The fourth question arises from the argument made by Mr. Pierrakakis that basically the government incorporates some of Mazzucato’s approach – in her book entitled The Mission Economy – in that it seeks to bring the public and private sectors together to find and implement the best solutions for important missions (as in the response to the pandemic). Therefore, we are entitled to ask the extent to which the government embraces four central arguments that underpin Mazzucato’s books:
- The state creates value, but unfortunately this has declined in recent years as a consequence of the prevailing view that the state should not be involved in the productive activities.
- The relationship between the state and the private sector has become one-sided. Mazzucato does not endorse the notion that the state should “facilitate” the private sector or just “fill some gap” that it leaves. This “business-friendly” approach merely maintains the imbalance in the relationship and leads to the phenomenon of the socialization of losses and the appropriation of profits by the private sector.
- State support to the private sector should be provided only on conditional terms. In other words, the opposite of what the government has repeatedly done, providing tax cuts or incentives without requiring a pro quid quo (for instance a requirement to invest in green technologies or provide better working conditions).
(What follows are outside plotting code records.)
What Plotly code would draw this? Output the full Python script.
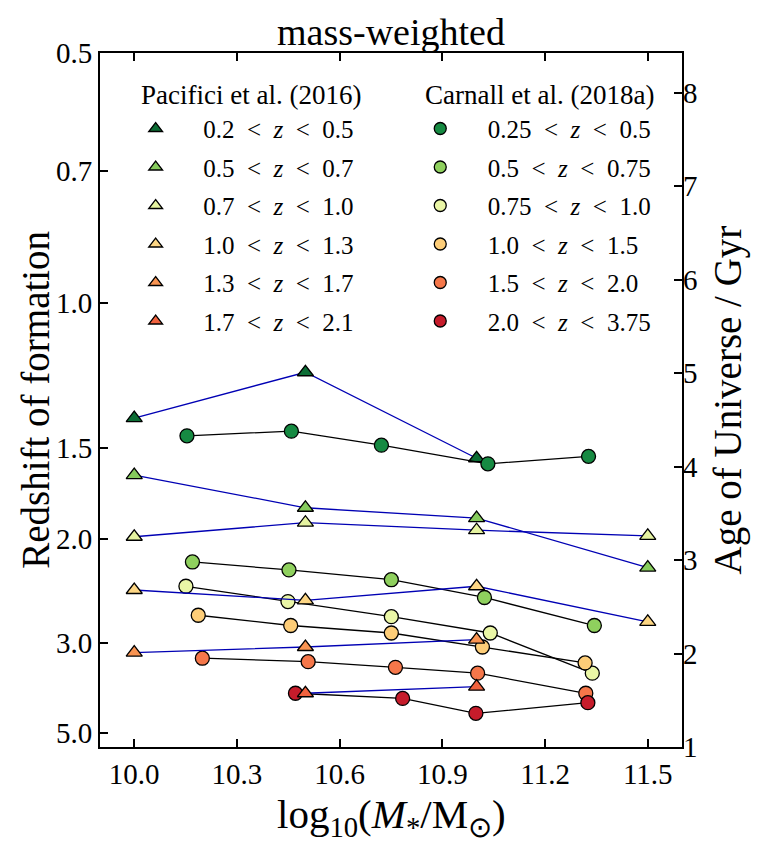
import numpy as np
import plotly.graph_objects as go

# ---------------- data (age of Universe at formation, Gyr) ----------------
pac_labels = ["0.2 < z < 0.5", "0.5 < z < 0.7", "0.7 < z < 1.0",
              "1.0 < z < 1.3", "1.3 < z < 1.7", "1.7 < z < 2.1"]
pac_mass = [
    [10.0, 10.5, 11.0],
    [10.0, 10.5, 11.0, 11.5],
    [10.0, 10.5, 11.0, 11.5],
    [10.0, 10.5, 11.0, 11.5],
    [10.0, 10.5, 11.0],
    [10.5, 11.0],
]
pac_age = [
    [4.52, 5.01, 4.09],
    [3.91, 3.56, 3.45, 2.92],
    [3.25, 3.40, 3.32, 3.26],
    [2.68, 2.57, 2.72, 2.34],
    [2.01, 2.07, 2.15],
    [1.575, 1.646],
]
pac_colors = ["#0c6d35", "#86cb5c", "#e5f3a0", "#fdd684", "#f99452", "#f1623e"]

car_labels = ["0.25 < z < 0.5", "0.5 < z < 0.75", "0.75 < z < 1.0",
              "1.0 < z < 1.5", "1.5 < z < 2.0", "2.0 < z < 3.75"]
car_mass = [
    [10.154, 10.459, 10.722, 11.033, 11.327],
    [10.170, 10.452, 10.751, 11.023, 11.344],
    [10.151, 10.449, 10.751, 11.040, 11.338],
    [10.187, 10.457, 10.751, 11.017, 11.317],
    [10.199, 10.508, 10.763, 11.003, 11.319],
    [10.471, 10.784, 10.998, 11.325],
]
car_age = [
    [4.33, 4.38, 4.23, 4.03, 4.11],
    [2.98, 2.895, 2.79, 2.60, 2.30],
    [2.72, 2.556, 2.395, 2.22, 1.79],
    [2.41, 2.30, 2.22, 2.07, 1.90],
    [1.95, 1.913, 1.853, 1.79, 1.575],
    [1.575, 1.52, 1.36, 1.474],
]
car_colors = ["#168a42", "#8fd05e", "#eaf6a6", "#fdcd78", "#f5774a", "#c61c2b"]

x_ticks = [10.0, 10.3, 10.6, 10.9, 11.2, 11.5]
x_ticktext = ["10.0", "10.3", "10.6", "10.9", "11.2", "11.5"]
z_ticks = [0.5, 0.7, 1.0, 1.5, 2.0, 3.0, 5.0]
z_ticktext = ["0.5", "0.7", "1.0", "1.5", "2.0", "3.0", "5.0"]
age_ticks = [1, 2, 3, 4, 5, 6, 7, 8]

# flat LCDM (H0=70, Om=0.3) age-redshift relation for the left axis
H0, Om, OL = 70.0, 0.3, 0.7
def age_at_z(z):
    z = np.asarray(z, dtype=float)
    tH = 977.8 / H0
    return 2.0 * tH / (3.0 * np.sqrt(OL)) * np.arcsinh(np.sqrt(OL / Om) * (1.0 + z) ** -1.5)

FONT = "Liberation Serif, Times New Roman, serif"

def fmt(lbl):
    return lbl.replace(" < ", "\u2002<\u2002").replace("z", "<i>z</i>")

fig = go.Figure()

def add_pac(i):
    fig.add_trace(go.Scatter(
        x=pac_mass[i], y=pac_age[i], mode="lines+markers",
        line=dict(color="#0000b4", width=1.3),
        marker=dict(symbol="triangle-up", size=14, color=pac_colors[i],
                    line=dict(color="black", width=1.3)),
        showlegend=False, hoverinfo="skip"))

def add_car(i):
    fig.add_trace(go.Scatter(
        x=car_mass[i], y=car_age[i], mode="lines+markers",
        line=dict(color="black", width=1.3),
        marker=dict(symbol="circle", size=14, color=car_colors[i],
                    line=dict(color="black", width=1.3)),
        showlegend=False, hoverinfo="skip"))

add_pac(0)
for i in range(6):
    add_car(i)
for i in range(1, 6):
    add_pac(i)

for i in range(6):
    fig.add_trace(go.Scatter(
        x=[None], y=[None], mode="markers", name=fmt(pac_labels[i]),
        marker=dict(symbol="triangle-up", size=12, color=pac_colors[i],
                    line=dict(color="black", width=1.3)),
        legend="legend", legendgroup="p%d" % i, showlegend=True))
for i in range(6):
    fig.add_trace(go.Scatter(
        x=[None], y=[None], mode="markers", name=fmt(car_labels[i]),
        marker=dict(symbol="circle", size=12, color=car_colors[i],
                    line=dict(color="black", width=1.3)),
        legend="legend2", legendgroup="c%d" % i, showlegend=True))

fig.add_trace(go.Scatter(x=[None], y=[None], yaxis="y2", showlegend=False))

yr = [1.0, float(age_at_z(0.5))]

fig.update_layout(
    width=764, height=842,
    margin=dict(l=100, r=82, t=53, b=95),
    paper_bgcolor="white", plot_bgcolor="white",
    font=dict(family=FONT, color="black", size=25),
    title=dict(text="mass-weighted", x=0.5, xref="paper", xanchor="center",
               y=1, yref="paper", yanchor="bottom", pad=dict(b=8),
               font=dict(size=38, family=FONT)),
    xaxis=dict(range=[9.9, 11.6], tickvals=x_ticks, ticktext=x_ticktext,
               ticks="inside", ticklen=8, tickwidth=1.5, tickcolor="black",
               showline=True, linewidth=2, linecolor="black", mirror="ticks",
               showgrid=False, zeroline=False, automargin=False,
               tickfont=dict(size=29, family=FONT)),
    yaxis=dict(range=yr, tickvals=list(age_at_z(z_ticks)), ticktext=z_ticktext,
               ticks="inside", ticklen=8, tickwidth=1.5, tickcolor="black",
               showline=True, linewidth=2, linecolor="black", mirror=True,
               showgrid=False, zeroline=False, automargin=False,
               tickfont=dict(size=29, family=FONT)),
    yaxis2=dict(range=yr, overlaying="y", side="right", tickvals=age_ticks,
                ticks="inside", ticklen=8, tickwidth=1.5, tickcolor="black",
                showline=False, showgrid=False, zeroline=False, automargin=False,
                tickfont=dict(size=29, family=FONT),
                title=dict(text="Age of Universe / Gyr", font=dict(size=39, family=FONT), standoff=16)),
    legend=dict(x=0.014, y=0.924, xanchor="left", yanchor="top",
                bgcolor="rgba(0,0,0,0)", font=dict(size=25, family=FONT),
                itemwidth=85, tracegroupgap=3, traceorder="grouped"),
    legend2=dict(x=0.503, y=0.924, xanchor="left", yanchor="top",
                 bgcolor="rgba(0,0,0,0)", font=dict(size=25, family=FONT),
                 itemwidth=85, tracegroupgap=3, traceorder="grouped"),
)

# axis titles and legend headers
fig.add_annotation(text="log<sub>10</sub>(<i>M</i><sub>*</sub>/M<sub>\u2299</sub>)",
                   x=0.5, y=-0.06, xref="paper", yref="paper",
                   xanchor="center", yanchor="top", showarrow=False,
                   font=dict(size=41, family=FONT))
fig.add_annotation(text="Redshift of formation", textangle=-90,
                   x=-0.112, y=0.5, xref="paper", yref="paper",
                   xanchor="center", yanchor="middle", showarrow=False,
                   font=dict(size=39, family=FONT))
fig.add_annotation(text="Pacifici et al. (2016)", x=0.2595, y=0.9395,
                   xref="paper", yref="paper", xanchor="center", yanchor="middle",
                   showarrow=False, font=dict(size=27, family=FONT))
fig.add_annotation(text="Carnall et al. (2018a)", x=0.756, y=0.9395,
                   xref="paper", yref="paper", xanchor="center", yanchor="middle",
                   showarrow=False, font=dict(size=27, family=FONT))

fig.write_html("out.html")
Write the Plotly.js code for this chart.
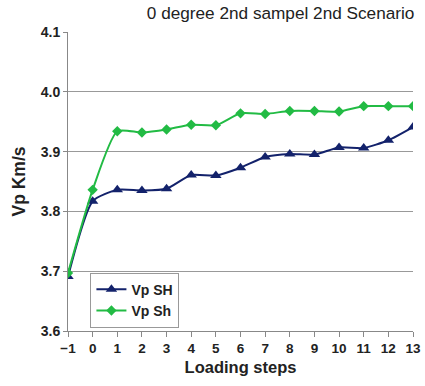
<!DOCTYPE html>
<html><head><meta charset="utf-8">
<script src="https://cdn.plot.ly/plotly-3.0.1.min.js"></script>
<style>html,body{margin:0;padding:0;background:#fff}#chart{width:425px;height:386px}</style>
</head><body><div id="chart"></div>
<script>
const steps = [-1,0,1,2,3,4,5,6,7,8,9,10,11,12,13];
const vpSH = [3.691,3.817,3.836,3.835,3.838,3.861,3.860,3.873,3.891,3.896,3.895,3.907,3.906,3.919,3.941];
const vpSh = [3.697,3.836,3.934,3.932,3.937,3.945,3.944,3.964,3.963,3.968,3.968,3.967,3.976,3.976,3.976];
const names = ["Vp SH","Vp Sh"];
const tickVals = [-1,0,1,2,3,4,5,6,7,8,9,10,11,12,13];
const font = "Liberation Sans, Arial, sans-serif";
const traces = [
 {x:steps,y:vpSH,name:names[0],mode:"lines+markers",line:{color:"#13226b",width:2,shape:"spline",smoothing:0.6},marker:{symbol:"triangle-up",size:10,color:"#13226b"}},
 {x:steps,y:vpSh,name:names[1],mode:"lines+markers",line:{color:"#22bb44",width:2,shape:"spline",smoothing:0.6},marker:{symbol:"diamond",size:8,color:"#22bb44"}}
];
const layout = {
 width:425,height:386,
 margin:{l:68,r:12,t:32,b:55},
 paper_bgcolor:"#fff",plot_bgcolor:"#fff",
 showlegend:true,
 title:{text:"0 degree 2nd sampel 2nd Scenario",font:{family:font,size:17.2,color:"#222"},x:0.975,xanchor:"right",y:0.982,yanchor:"top"},
 xaxis:{range:[-1,13],tickvals:tickVals,ticks:"outside",ticklen:5,tickcolor:"#888",showgrid:false,zeroline:false,showline:true,linecolor:"#888",
   tickfont:{family:font,size:13.5,color:"#222",weight:"bold"},
   title:{text:"<b>Loading steps</b>",font:{family:font,size:16.5,color:"#222"},standoff:6}},
 yaxis:{range:[3.6,4.1],dtick:0.1,tickformat:".1f",showgrid:true,gridcolor:"#999",gridwidth:1,zeroline:false,showline:true,linecolor:"#888",ticks:"outside",ticklen:4,tickcolor:"#888",
   tickfont:{family:font,size:14,color:"#222",weight:"bold"},
   title:{text:"<b>Vp Km/s</b>",font:{family:font,size:17.5,color:"#222"},standoff:10}},
 legend:{x:0.065,y:0.195,xanchor:"left",yanchor:"top",bgcolor:"#fff",bordercolor:"#999",borderwidth:1,
   font:{family:font,size:14,color:"#222",weight:"bold"},itemwidth:30,tracegroupgap:4}
};
Plotly.newPlot("chart",traces,layout,{displayModeBar:false,staticPlot:true});
</script></body></html>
- The problem in the era of neoliberalism is not only that the state has been infantalized, but that there has been a reluctance to use its tools – tax and other incentives, public procurement, state development banks, etc.
Fifth, whether he believes that military spending – which is on an upward trajectory across Europe due to the war in Ukraine and the changes in the US – will give a growth boost, if such investments diffuse technology to other sectors of the economy, if they are capable of giving new momentum to the economy. The Left certainly does not believe in ReArm Europe.
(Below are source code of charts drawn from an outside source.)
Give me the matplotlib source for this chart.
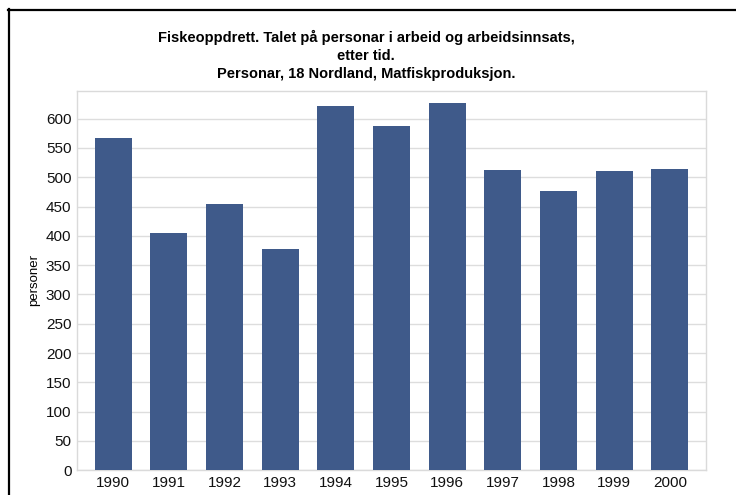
import matplotlib
matplotlib.use("Agg")
import matplotlib.pyplot as plt
from matplotlib.lines import Line2D

years = ["1990", "1991", "1992", "1993", "1994", "1995", "1996", "1997", "1998", "1999", "2000"]
personar = [567, 405, 454, 378, 622, 587, 627, 513, 477, 511, 514]
yticks = [0, 50, 100, 150, 200, 250, 300, 350, 400, 450, 500, 550, 600]
title = ("Fiskeoppdrett. Talet på personar i arbeid og arbeidsinnsats,\n"
         "etter tid.\n"
         "Personar, 18 Nordland, Matfiskproduksjon.")
ylabel = "personer"

plt.rcParams['font.family'] = ['Liberation Sans', 'DejaVu Sans']

fig = plt.figure(figsize=(7.36, 4.95), dpi=100)
ax = fig.add_axes([77/736, 1 - 470.3/495, (706 - 77)/736, (470.3 - 90.5)/495])

x = list(range(len(years)))
ax.bar(x, personar, width=0.665, color="#3F5A8A", zorder=3)
ax.set_xlim(-0.65, len(years) - 1 + 0.65)
ax.set_ylim(0, 648)
ax.set_yticks(yticks)
ax.set_xticks(x)
ax.set_xticklabels(years)
ax.tick_params(axis='both', length=0, labelsize=11, colors="#111111", pad=4)
ax.grid(axis='y', color="#DDDDDD", linewidth=1, zorder=0)
for s in ax.spines.values():
    s.set_color("#DADADA")
    s.set_linewidth(1)
ax.set_ylabel(ylabel, fontsize=9.5, labelpad=4)

fig.text(366/736, 1 - 30/495, title, ha='center', va='top', fontsize=10.5,
         fontweight='bold', linespacing=1.38)

# outer black frame (cropped at right and bottom)
fig.add_artist(Line2D([9/736, 9/736], [0, 1 - 9/495], color='black', linewidth=1.6,
                      transform=fig.transFigure))
fig.add_artist(Line2D([8/736, 1], [1 - 10/495, 1 - 10/495], color='black', linewidth=1.6,
                      transform=fig.transFigure))

fig.savefig("out.png", dpi=100)
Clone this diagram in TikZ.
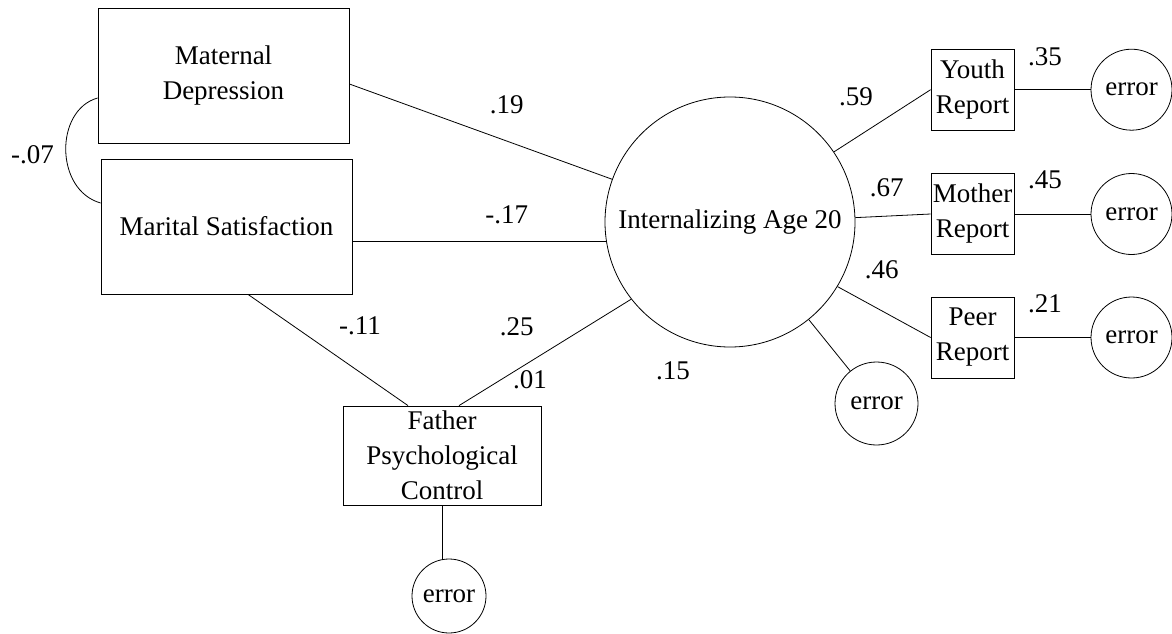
\documentclass[tikz,border=0pt]{standalone}
\usepackage{fontspec}
\setmainfont{Liberation Serif}
\tikzset{
    obs-box/.style = {draw, rectangle, align=center, inner sep=1pt, font=\fontsize{27}{35}\selectfont},
    latent-circle/.style = {draw, circle, inner sep=0pt, font=\fontsize{27}{35}\selectfont},
    path-label/.style = {inner sep=0pt, font=\fontsize{27}{35}\selectfont},
}

\begin{document}
\begin{tikzpicture}[x=1pt, y=-1pt, line width=0.8pt]
\useasboundingbox (0,0) rectangle (1172,634);

\node [obs-box, minimum width=251pt, minimum height=135pt] (matdep) at (223.5,75.5) {Maternal\\Depression};
\node [obs-box, minimum width=251pt, minimum height=135pt] (marsat) at (226.5,226.5) {Marital Satisfaction};
\node [obs-box, minimum width=198pt, minimum height=99pt] (father) at (442,455.5) {Father\\Psychological\\Control};
\node [latent-circle, minimum size=74pt] (ferr) at (449,596) {error};

\node [latent-circle, minimum size=250pt] (intern) at (730,222) {Internalizing Age 20};
\node [latent-circle, minimum size=83pt] (ierr) at (876.5,403.5) {error};

\node [obs-box, minimum width=83pt, minimum height=81pt] (youth) at (972.5,89.7) {Youth\\Report};
\node [obs-box, minimum width=83pt, minimum height=81pt] (mother) at (972.5,214) {Mother\\Report};
\node [obs-box, minimum width=83pt, minimum height=81pt] (peer) at (972.5,337.5) {Peer\\Report};
\node [latent-circle, minimum size=81pt] (yerr) at (1131.5,89.7) {error};
\node [latent-circle, minimum size=81pt] (merr) at (1131.5,214) {error};
\node [latent-circle, minimum size=81pt] (perr) at (1131.5,337.5) {error};

\draw ([yshift=-22.5pt]matdep.west) .. controls +(-43,12) and +(-46,-13) .. ([yshift=23.5pt]marsat.west);
\draw ([yshift=-8.5pt]matdep.east) -- (intern);
\draw (intern.189) -- (intern.189 -| marsat.east);
\draw ([xshift=21.5pt]marsat.south) -- ([xshift=-34pt]father.north);
\draw ([xshift=17pt]father.north) -- (intern.218);
\draw (father.south) -- (father.south |- ferr.north);
\draw (intern) -- (ierr);
\draw (intern.34) -- (youth.west);
\draw (intern.2) -- (mother.west);
\draw (intern.-31) -- (peer.west);
\draw (youth) -- (yerr);
\draw (mother) -- (merr);
\draw (peer) -- (perr);

\node [path-label] (l07) at (32.5,155) {-.07};
\node [path-label] (l19) at (506.7,105) {.19};
\node [path-label] (l17) at (506.7,215) {-.17};
\node [path-label] (l11) at (360,326) {-.11};
\node [path-label] (l25) at (516.7,326.7) {.25};
\node [path-label] (l01) at (530,380) {.01};
\node [path-label] (l15) at (673,371) {.15};
\node [path-label] (l59) at (856,97) {.59};
\node [path-label] (l67) at (886.7,188) {.67};
\node [path-label] (l46) at (881.7,270) {.46};
\node [path-label] (l35) at (1045,56.7) {.35};
\node [path-label] (l45) at (1045,180) {.45};
\node [path-label] (l21) at (1045,304) {.21};
\end{tikzpicture}
\end{document}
I think we are entitled to know the minister’s answers to such questions. I am afraid that there will be no response. And the reason is that the government does not want a discussion about the general framework of its economic choices. On the contrary, the government will continue to call on all other political forces to submit their proposals, taking as a given the framework of neoliberalism and trickle-down economics. In other words, its approach is exactly what Horkheimer and Adorno long ago delineated as a dominant element of the ideology of the ruling class: to pressurize political opponents to remain on the terrain of “realistic” proposals in an attempt to downplay the importance of the framework, the rules and the limitations within which they operate.
The role of the Left is to offer policy proposals but at the same time to question the framework in which the economy operates. In other words, to submit proposals that will arise from the logic of an alternative framework.